Но с не меньшей иронией говорит он и о «новой школе с ее палачами и призраками», которая признает лишь «обнаженную натуру», «выворачивает жизнь наизнанку», сводя ее к одному безобразию и ужасу. Знаменателен зачин романа, в котором Жанен иронизирует над «простодушием „Сентиментального путешествия“» (1769) — программного произведения английского писателя Лоренса Стерна, где в одном эпизоде описание смерти крестьянского кормильца-осла «вызывало у читателей сладостные слезы». «Я тоже пишу историю осла», — вызывающе заявляет он и тут же противопоставляет трогательной сцене из книги Стерна насмешливо-жуткое описание смерти осла, заживо сожранного псами на потеху любопытному зрителю. «Нет, дайте мне сюжет мрачный, кровавый… вот что вызывает восторги!» — обращается Жанен к читателю, — «бордо вас больше не пьянит — так осушите этот большой бокал коньяка!». «Я подверг поэзию настоящему анатомическому вскрытию: крепкий молодой человек распростерт на большом черном камне, а два искусных палача сдирают с него кожу, теплую, окровавленную, как заячья шкурка, не оставив на живой плоти ни единого лоскута! Вот какую натуру избрала, пока я мечтал, поэзия…»
В «Мертвом осле…» Жанен откровенно пародирует стереотипы «черного» жанра.

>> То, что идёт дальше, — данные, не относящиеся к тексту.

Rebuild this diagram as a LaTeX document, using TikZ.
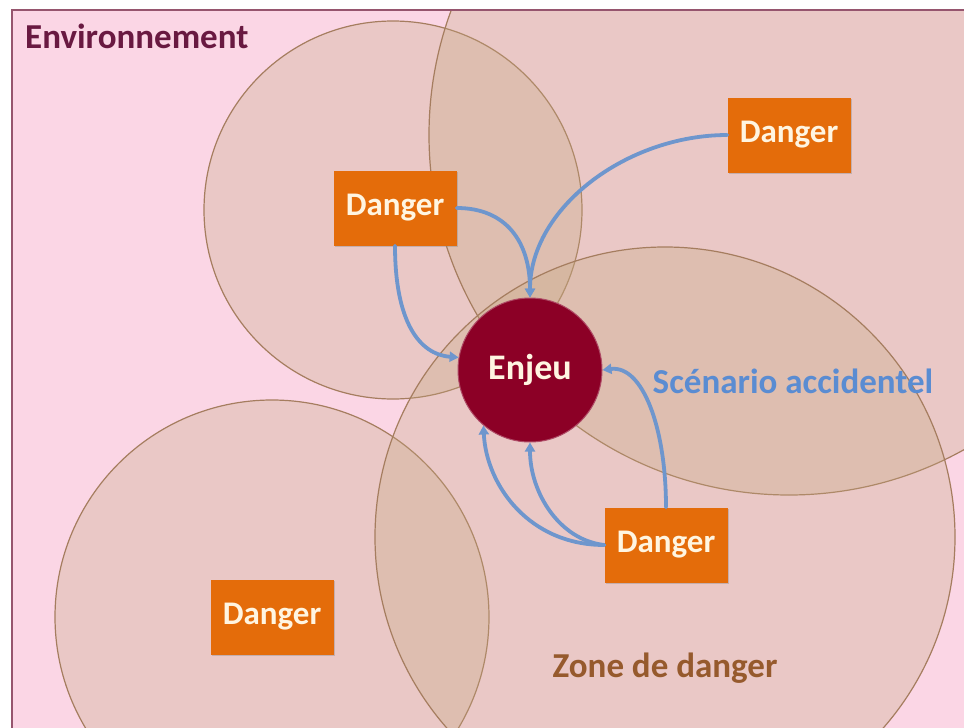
\documentclass[tikz,border=0pt]{standalone}
\usepackage{fontspec}
\setmainfont{Carlito}
\usetikzlibrary{arrows.meta,shadows}
\definecolor{envpink}{RGB}{251,214,229}
\definecolor{envborder}{RGB}{150,85,110}
\definecolor{zonefill}{RGB}{196,168,128}
\definecolor{zoneline}{RGB}{165,125,95}
\definecolor{dangerorange}{RGB}{228,108,10}
\definecolor{enjeured}{RGB}{140,0,38}
\definecolor{linkblue}{RGB}{110,150,205}
\definecolor{scentext}{RGB}{90,140,210}
\definecolor{envtext}{RGB}{105,25,65}
\definecolor{zonetext}{RGB}{150,90,45}
\definecolor{creamtext}{RGB}{255,245,225}
\tikzset{
  zone/.style={draw=zoneline, line width=1.2pt, fill=zonefill, fill opacity=0.3},
  dangerbox/.style={rectangle, fill=dangerorange, minimum width=123pt, minimum height=75pt,
    inner sep=0pt, text=creamtext, font=\fontsize{33}{38}\selectfont\bfseries,
    drop shadow={shadow xshift=1.5pt, shadow yshift=-1.5pt, opacity=0.35}},
  enjeunode/.style={circle, fill=enjeured, draw=enjeured!70!white, line width=1pt,
    minimum size=144pt, inner sep=0pt, text=creamtext, font=\fontsize{36}{40}\selectfont\bfseries},
  link/.style={draw=linkblue, line width=3.8pt, line cap=round,
    -{Triangle[length=9pt,width=10pt]}},
  lbl/.style={font=\fontsize{35}{40}\selectfont\bfseries, inner sep=0pt}
}
\begin{document}
\begin{tikzpicture}[x=1pt,y=-1pt]
\useasboundingbox (0,0) rectangle (964,728);
\clip (0,0) rectangle (964,728);
\fill[white] (0,0) rectangle (964,728);
\fill[envpink] (12,10) rectangle (1000,1000);
% zones de danger
\begin{scope}
\clip (12,10) rectangle (1000,1000);
\draw[zone] (393,210) circle (189);
\draw[zone] (789,135) circle (360);
\draw[zone] (272,617) circle (217);
\draw[zone] (665,537) circle (290);
\end{scope}
\draw[envborder, line width=1.5pt] (12,1000) -- (12,10) -- (1000,10);
% nodes
\node[dangerbox] (d1) at (395,208) {Danger};
\node[dangerbox] (d2) at (789,135) {Danger};
\node[dangerbox] (d3) at (666,545) {Danger};
\node[dangerbox] (d4) at (272,617) {Danger};
\node[enjeunode] (e) at (530,370) {Enjeu};
% links
\draw[link] (d1.east) .. controls +(50,0) and +(0,-55) .. (e.north);
\draw[link] (d2.west) .. controls +(-100,0) and +(0,-90) .. (e.north);
\draw[link] (d1.south) .. controls +(0,75) and +(-40,-3) .. (e.170);
\draw[link] (d3.north) .. controls +(0,-80) and +(40,-5) .. (e.east);
\draw[link] (d3.west) .. controls +(-45,-5) and +(0,50) .. (e.south);
\draw[link] (d3.west) .. controls +(-75,0) and +(3,60) .. (e.-130);
% labels
\node[lbl, text=envtext, anchor=west] (env) at (25,36) {Environnement};
\node[lbl, text=scentext] (scen) at (793,381) {Scénario accidentel};
\node[lbl, text=zonetext] (zone) at (665,668) {Zone de danger};
\end{tikzpicture}
\end{document}
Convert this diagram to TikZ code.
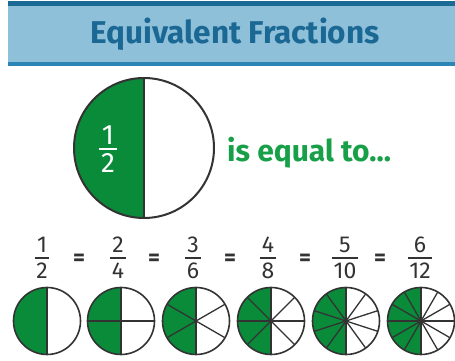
\documentclass[tikz,border=0pt]{standalone}
\usepackage{fontspec}
\setmainfont{Fira Sans}
\definecolor{hdlight}{HTML}{8EC0DA}
\definecolor{hddark}{HTML}{1B6A96}
\definecolor{hdband}{HTML}{2B86B5}
\definecolor{titleblue}{HTML}{1C6894}
\definecolor{fgreen}{HTML}{098B3A}
\definecolor{tgreen}{HTML}{17A048}
\definecolor{lc}{HTML}{333333}
\tikzset{
  titletext/.style={text=titleblue, font=\bfseries\fontsize{31.5}{34}\selectfont, inner sep=0pt},
  eqtext/.style={text=tgreen, font=\bfseries\fontsize{30}{32}\selectfont, inner sep=0pt},
  digit/.style={text=lc, font=\fontsize{23}{25}\selectfont, inner sep=0pt},
  eqsign/.style={text=lc, font=\bfseries\fontsize{23}{25}\selectfont, inner sep=0pt},
  bigdigit/.style={text=white, font=\fontsize{28}{30}\selectfont, inner sep=0pt},
  fracbar/.style={draw=lc, line width=1.8pt},
  slice/.style={draw=lc, line width=1.3pt},
  rim/.style={circle, draw=lc, line width=1.6pt, inner sep=0pt},
}
\begin{document}
\begin{tikzpicture}[x=1pt,y=1pt]
\useasboundingbox (0,0) rectangle (455,361);
% header band
\fill[hdlight] (8,299) rectangle (455,355);
\fill[hddark] (8,355) rectangle (455,360);
\fill[hdband] (8,295) rectangle (455,299);
\node[titletext] (title) at (235,327) {Equivalent Fractions};
% big circle
\coordinate (bc) at (144,213);
\fill[fgreen] (144,283) arc[start angle=90, end angle=270, radius=70] -- cycle;
\draw[lc, line width=2pt] (144,283) -- (144,143);
\node[rim, line width=2pt, minimum size=140pt] (big) at (bc) {};
\node[bigdigit, anchor=south] (bn) at (108,216) {1};
\node[bigdigit, anchor=north] (bd) at (108,208) {2};
\draw[draw=white, line width=2pt] ([shift={(-2,4)}]bd.north west) -- ([shift={(2,4)}]bd.north east);
\node[eqtext, anchor=base west] (eq) at (227,199) {is equal to...};
% fraction row
\foreach \x/\a/\b [count=\i] in {42/1/2,118/2/4,193/3/6,268/4/8,345/5/10,420/6/12} {
  \node[digit, anchor=south] (n\i) at (\x,108) {\a};
  \node[digit, anchor=north] (d\i) at (\x,98) {\b};
  \draw[fracbar] ([shift={(-1.5,5)}]d\i.north west) -- ([shift={(1.5,5)}]d\i.north east);
}
\foreach \x [count=\i] in {79,154,230,305,380} {
  \node[eqsign] (e\i) at (\x,101) {=};
}
% small circles
\foreach \cx/\nn [count=\i] in {47/2,121/4,196/6,271/8,346/10,421/12} {
  \fill[fgreen] (\cx,73.5) arc[start angle=90, end angle=270, radius=33.5] -- cycle;
  \foreach \k in {1,...,\nn} {
    \draw[slice] (\cx,40) -- ++({90+360*\k/\nn}:33.5);
  }
  \node[rim, minimum size=67pt] (c\i) at (\cx,40) {};
}
\end{tikzpicture}
\end{document}
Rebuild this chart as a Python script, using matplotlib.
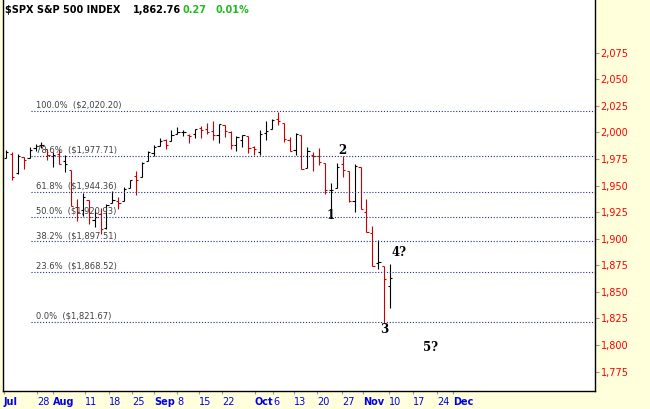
import matplotlib
matplotlib.use("Agg")
import matplotlib.pyplot as plt
from matplotlib.ticker import FuncFormatter

# daily bars, Jul 16 .. Oct 16 2014
dates = [
    "07-16", "07-17", "07-18", "07-21", "07-22", "07-23", "07-24", "07-25",
    "07-28", "07-29", "07-30", "07-31", "08-01", "08-04", "08-05", "08-06",
    "08-07", "08-08", "08-11", "08-12", "08-13", "08-14", "08-15", "08-18",
    "08-19", "08-20", "08-21", "08-22", "08-25", "08-26", "08-27", "08-28",
    "08-29", "09-02", "09-03", "09-04", "09-05", "09-08", "09-09", "09-10",
    "09-11", "09-12", "09-15", "09-16", "09-17", "09-18", "09-19", "09-22",
    "09-23", "09-24", "09-25", "09-26", "09-29", "09-30", "10-01", "10-02",
    "10-03", "10-06", "10-07", "10-08", "10-09", "10-10", "10-13", "10-14",
    "10-15", "10-16",
]
opens = [
    1976.35, 1979.75, 1961.54, 1976.93, 1975.65, 1985.32, 1988.07, 1984.60,
    1978.25, 1980.03, 1973.21, 1965.14, 1929.80, 1926.62, 1936.34, 1917.29,
    1923.03, 1910.35, 1933.43, 1935.73, 1935.60, 1947.41, 1958.87, 1958.36,
    1972.73, 1980.46, 1986.82, 1992.60, 1991.74, 1998.59, 2000.54, 1997.42,
    1998.45, 2004.07, 2003.57, 2001.67, 1998.00, 2007.17, 2000.73, 1988.41,
    1992.85, 1996.74, 1986.04, 1981.93, 1999.30, 2003.07, 2012.74, 2009.08,
    1992.78, 1983.34, 1997.32, 1966.22, 1978.96, 1978.21, 1971.44, 1945.83,
    1948.12, 1970.01, 1964.16, 1935.55, 1967.68, 1925.63, 1905.65, 1877.11,
    1874.18, 1855.95,
]
highs = [
    1983.94, 1981.80, 1979.91, 1976.93, 1986.24, 1989.23, 1991.39, 1984.60,
    1981.52, 1984.85, 1978.90, 1965.14, 1937.35, 1942.92, 1936.34, 1927.91,
    1928.89, 1932.38, 1944.90, 1939.65, 1948.41, 1955.23, 1964.04, 1971.99,
    1982.57, 1988.57, 1994.76, 1993.54, 2001.95, 2005.04, 2002.14, 1998.55,
    2003.38, 2006.12, 2009.28, 2011.17, 2007.71, 2007.17, 2001.01, 1996.66,
    1997.65, 1996.74, 1987.18, 2002.28, 2010.74, 2012.34, 2019.26, 2009.08,
    1995.41, 1999.79, 1997.32, 1986.37, 1981.28, 1985.17, 1971.44, 1952.32,
    1971.19, 1977.84, 1964.16, 1970.36, 1967.68, 1936.98, 1912.09, 1898.71,
    1874.18, 1876.01,
]
lows = [
    1975.67, 1955.59, 1960.82, 1965.77, 1975.65, 1982.44, 1985.79, 1974.37,
    1967.31, 1969.95, 1962.42, 1930.67, 1916.37, 1921.20, 1913.77, 1911.45,
    1904.78, 1909.01, 1933.43, 1928.29, 1935.60, 1947.41, 1941.50, 1958.36,
    1972.73, 1977.68, 1986.82, 1984.76, 1991.74, 1998.59, 1996.20, 1990.52,
    1994.65, 1994.85, 1998.14, 1992.44, 1990.10, 1995.60, 1984.61, 1982.99,
    1985.93, 1980.26, 1978.48, 1979.06, 1993.29, 2003.07, 2006.59, 1991.01,
    1982.77, 1978.63, 1965.99, 1966.22, 1964.04, 1968.96, 1941.72, 1926.03,
    1948.12, 1958.43, 1934.61, 1925.25, 1927.56, 1906.05, 1874.14, 1871.79,
    1820.66, 1835.02,
]
closes = [
    1981.57, 1958.12, 1978.22, 1973.63, 1983.53, 1987.01, 1987.98, 1978.34,
    1978.91, 1969.95, 1970.07, 1930.67, 1925.15, 1938.99, 1920.21, 1920.24,
    1909.57, 1931.59, 1936.92, 1933.75, 1946.72, 1955.18, 1955.06, 1971.74,
    1981.60, 1986.51, 1992.37, 1988.40, 1997.92, 2000.02, 2000.12, 1996.74,
    2003.37, 2002.28, 2000.72, 1997.65, 2007.71, 2001.54, 1988.44, 1995.69,
    1997.45, 1985.54, 1984.13, 1998.98, 2001.57, 2011.36, 2010.40, 1994.29,
    1982.77, 1998.30, 1965.99, 1982.85, 1977.80, 1972.29, 1946.16, 1946.17,
    1967.90, 1964.82, 1935.10, 1968.89, 1928.21, 1906.13, 1874.74, 1877.70,
    1862.49, 1862.76,
]
prev_close = 1973.28

fib_pct = [100.0, 78.6, 61.8, 50.0, 38.2, 23.6, 0.0]
fib_price = [2020.20, 1977.71, 1944.36, 1920.93, 1897.51, 1868.52, 1821.67]

xtick_labels = ["Jul", "28", "Aug", "11", "18", "25", "Sep", "8", "15", "22",
                "Oct", "6", "13", "20", "27", "Nov", "10", "17", "24", "Dec"]
xtick_pos = [-0.34, 5.25, 7.95, 13.37, 17.43, 21.32, 25.04, 28.93, 32.66, 36.55,
             42.13, 45.18, 48.73, 52.62, 56.85, 60.41, 64.81, 68.87, 72.93, 75.63]
months = {"Jul", "Aug", "Sep", "Oct", "Nov", "Dec"}

wave_labels = ["1", "2", "3", "4?", "5?"]
wave_x = [55.0, 56.85, 64.0, 66.5, 71.9]
wave_y = [1922, 1983, 1815, 1887, 1798]

BG = "#FFFFDC"
RED = "#CC0000"
FIB = "#1F3080"

fig = plt.figure(figsize=(6.5, 4.09), dpi=100, facecolor=BG)
ax = fig.add_axes([3 / 650, 18 / 409, 592 / 650, 391 / 409])
ax.set_facecolor("white")

x = list(range(len(dates)))
tick = 0.38
for i in x:
    before = prev_close if i == 0 else closes[i - 1]
    c = RED if closes[i] < before else "black"
    ax.vlines(i, lows[i], highs[i], color=c, lw=0.8)
    ax.hlines(opens[i], i - tick, i, color=c, lw=0.8)
    ax.hlines(closes[i], i, i + tick, color=c, lw=0.8)

xmax = 99.66
for pct, price in zip(fib_pct, fib_price):
    ax.hlines(price, 4.2, xmax, color=FIB, lw=0.8, linestyles=(0, (1, 1.6)))
    ax.text(5.1, price + 1.2, f"{pct:.1f}%  (${price:,.2f})", fontsize=6,
            color="#404040", ha="left", va="bottom")

for lab, wx, wy in zip(wave_labels, wave_x, wave_y):
    ax.text(wx, wy, lab, fontsize=8.5, fontweight="bold", family="DejaVu Serif",
            ha="center", va="center", color="black")

ax.set_xlim(-0.5, xmax)
ax.set_ylim(1756.8, 2124.6)

ax.yaxis.tick_right()
ax.set_yticks(range(1775, 2076, 25))
ax.yaxis.set_major_formatter(FuncFormatter(lambda v, p: f"{v:,.0f}"))
ax.tick_params(axis="y", colors="#999999", labelcolor="#FF0000", length=3,
               width=0.8, pad=1, labelsize=7)

ax.set_xticks(xtick_pos)
ax.set_xticklabels(xtick_labels)
ax.tick_params(axis="x", colors="#999999", labelcolor="#0000EE", length=2,
               width=0.8, pad=2, labelsize=7)
for t in ax.get_xticklabels():
    t.set_ha("left")
    if t.get_text() in months:
        t.set_fontweight("bold")

for side in ["left", "right", "bottom"]:
    ax.spines[side].set_color("black")
    ax.spines[side].set_linewidth(1.0)
ax.spines["top"].set_visible(False)

ty = 1 - 10 / 409
fig.text(5 / 650, ty, "$SPX S&P 500 INDEX", fontsize=7, fontweight="bold",
         color="black", va="center")
fig.text(133 / 650, ty, "1,862.76", fontsize=7, fontweight="bold",
         color="black", va="center")
fig.text(183 / 650, ty, "0.27", fontsize=7, fontweight="bold",
         color="#22BB22", va="center")
fig.text(215 / 650, ty, "0.01%", fontsize=7, fontweight="bold",
         color="#22BB22", va="center")

fig.savefig("out.png", dpi=100, facecolor=BG)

В Предуведомлении он шутливо берется «раз и навсегда доказать, что ничего нет легче, как фабриковать всяческие ужасы», а в самом романе современники усмотрели пародию на кошмарные сцены «Гана Исландца» и «Бюг Жаргаля» Виктора Гюго. Иронизируя над обуявшим литературу «ражем правдивости», над стремлением рассматривать жизнь «с помощью лупы», Жанен еще не почувствовал принципиальной разницы между романтическим тяготением к гротеску, безобразию и новым пониманием правды в искусстве, новым аналитическим методом, который проявился уже в 1830 году в почти одновременно созданных романах великих реалистов «Красное и черное» Стендаля и «Шагреневая кожа» Бальзака.
Однако он чутко уловил падение к концу 1820-х годов моды на «готику» и начавшееся изменение в общественных вкусах. В Предуведомлении к «Мертвому ослу…» он как бы раздваивается между любованием средневековьем, опоэтизированным романтиками, и более трезвым взглядом на жизнь и искусство. В эти годы крупные писатели, в том числе и сам мэтр романтизма Виктор Гюго (в 1831 году опубликовавший «Собор Парижской Богоматери»), начали преодолевать крайности «неистовой словесности». Многие вчерашние молодые соратники Жанена стали печататься в либеральной газете «Ле Глоб», отнюдь не безоговорочно принимавшей эстетику «черного» романа. За год до публикации «Мертвого осла…», в 1828 году, критик этой газеты выступил против «поисков, низкого и склонности к уродливому» и неодобрительно отмечал, что «мир, уставший искать эмоций у героев истории, не нашел ничего лучшего, как развлекаться каторжниками и палачами». Один из самых пылких адептов романтизма, Теофиль Готье, в предисловии к роману «Мадемуазель де Мопен» (1835), уже самому по себе скандальному с точки зрения расхожей морали, все же предавал анафеме «эту литературу морга и каторги, рисующую кошмары палача, галлюцинации пьяных мясников и горячечный бред тюремщиков», авторы которой, по благосклонному мнению публики, «были головорезами и вампирами, имели пагубное обыкновение убивать отца и мать, пили кровь из черепа, пользовались вместо вилки берцовой костью и резали хлеб ножом гильотины… век гонялся за падалью, и бойня нравилась ему больше, нежели будуар»[80]
. А Бальзак в предисловии к «Истории тринадцати» (1833) — своеобразному триптиху, на котором лежит отчетливый отблеск романтизма, утверждал, что автор не должен «на протяжении четырех томов водить читателя из подземелья в подземелье, дабы показать ему какой-нибудь иссохший труп», и выражал надежду, что читатель «пресытился ужасами, которые за последнее время вошло в обычай хладнокровно преподносить публике»[81].